Chapter 5: Protection
87
In training your staff, you should note that restoring to another online server while the
first is online is a very difficult procedure to the majority of disaster recovery procedures,
because you have to recover to a different forest under those circumstances. The best way
to simulate the type of restore you may have to perform in an emergency is using a test
network that is completely separate from the main network. This allows you to simulate
anything from failures of stores, to total hardware failures of servers and learn what to do
under those circumstances.
However, this does not mean you should not perform alternate server restores. These
restores tell us other information, such as the fact that the backup software/tapes/storage
procedures are working properly, and that a particular live database can be backed up and
restored with no hitches. After all, there is no point in having highly trained staff to do a
restore if the restores themselves will fail because of faulty tapes. You should ensure that
every one of your databases has been restored to an alternate server at least once every six
months.
The Operations Manager should be responsible for ensuring that the organization is fully
prepared for disaster recovery. This involves regular restores being performed for each
Exchange server and each backup device, by the staff who would be involved in restores
when they are actively required.
Summary
In an ideal world, Exchange would never suffer problems. However, we live in a world of
very diverse hardware and software, viruses and hackers, so it is inevitable that sometimes
you are going to run into difficulties with your Exchange configuration.

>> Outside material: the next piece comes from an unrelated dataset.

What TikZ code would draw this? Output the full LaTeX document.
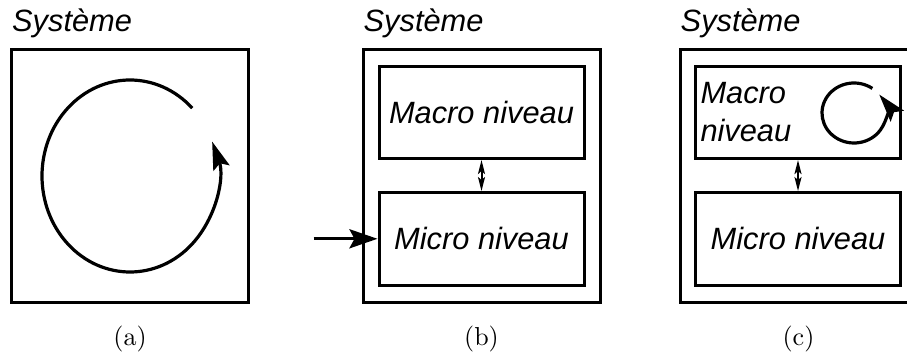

As you have seen here, to help you meet your SLAs it is vital to minimize the recovery time
in the event of a failure. However, in some cases it is very important that you shut down
services to protect the system, even though this will affect the availability measurement
defined in your SLA.
To protect operations against the unforeseen it is important to factor in unusual circum-
stances in your service level agreements. For example you may have established that you
have such resilient hardware and such efficient restore technology that you are able to
achieve 99.998 percent uptime in your organization (around 10 minutes downtime across
your organization per year). However, if a new virus hits your company because the anti-
virus vendor hasn’t informed you about it, then you may end up having to shut down
Exchange services just to prevent more damage. You can deal with this eventuality in two
ways. Either you can take a risk assessment on the effect of such unforeseen circumstances
and reduce the SLA accordingly, or you can simply modify the SLA so it states that if the
corporation is victim to an unforeseen hacker attack or virus attack and you are able to
show that you used your best efforts to combat the problem, then this downtime will not
count against the service level agreement.